Understanding Hard Copper and Soft Copper
Before diving into the intricacies of machining, it is essential to understand the differences between hard copper and soft copper. Copper's hardness is primarily determined by its temper, which is the result of various heat treatment and mechanical processes. Hard copper, also known as half-hard or full-hard copper, has undergone controlled heat treatment and cold working to increase its strength and rigidity. In contrast, soft copper, also known as annealed copper, has been heated and cooled slowly to restore its ductility and improve its workability.
Machining Hard Copper: Challenges and Strategies
Machining hard copper can be challenging due to its high strength, which can lead to increased tool wear, reduced cutting speeds, and a higher likelihood of workpiece deformation.
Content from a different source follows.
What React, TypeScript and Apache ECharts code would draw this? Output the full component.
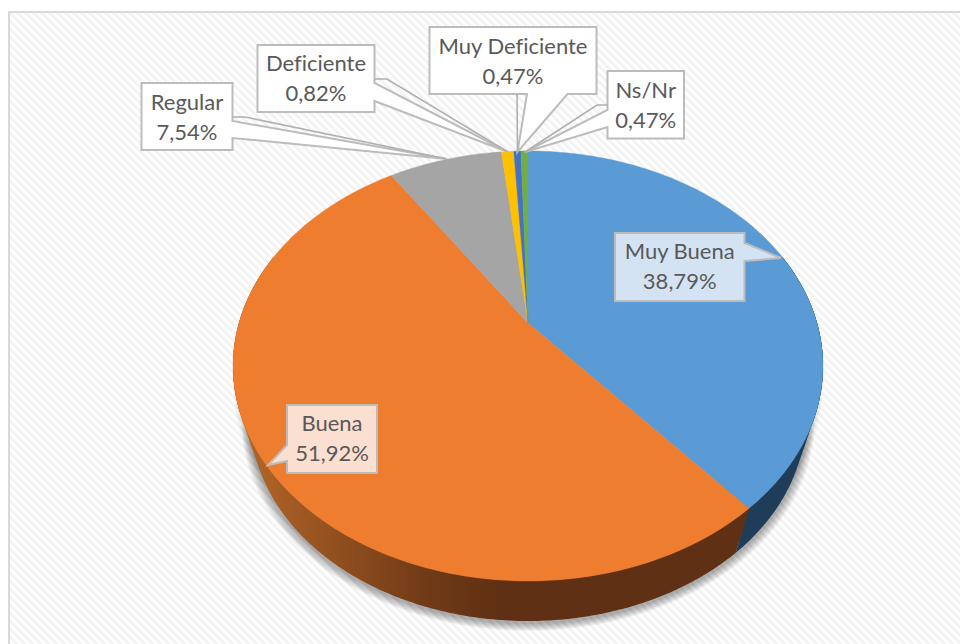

However, by employing the right strategies, it is possible to overcome these challenges and achieve excellent results.
Tool Selection
When machining hard copper, it is crucial to select the right cutting tools. Carbide tools are generally recommended due to their high wear resistance and ability to withstand the high cutting forces associated with hard copper. Additionally, tools with sharp cutting edges and positive rake angles are ideal for reducing cutting forces and minimizing workpiece deformation.
Cutting Parameters
Optimizing cutting parameters is essential for achieving efficient and precise machining of hard copper. Lower cutting speeds and feed rates are typically recommended to reduce tool wear and minimize the risk of workpiece deformation. However, it is important to strike a balance between conserving tool life and maintaining productivity. Experimentation and experience are key to finding the optimal cutting parameters for your specific machining setup and application.
Coolant and Lubrication
Using proper coolant and lubrication is vital when machining hard copper, as it helps to dissipate heat, reduce tool wear, and prevent workpiece deformation. Flood coolant is often recommended for its excellent heat dissipation properties, but care should be taken to avoid excessive coolant pressure, which can cause workpiece distortion. Alternatively, mist coolant or minimum quantity lubrication (MQL) can be used for more controlled application of coolant and lubricant.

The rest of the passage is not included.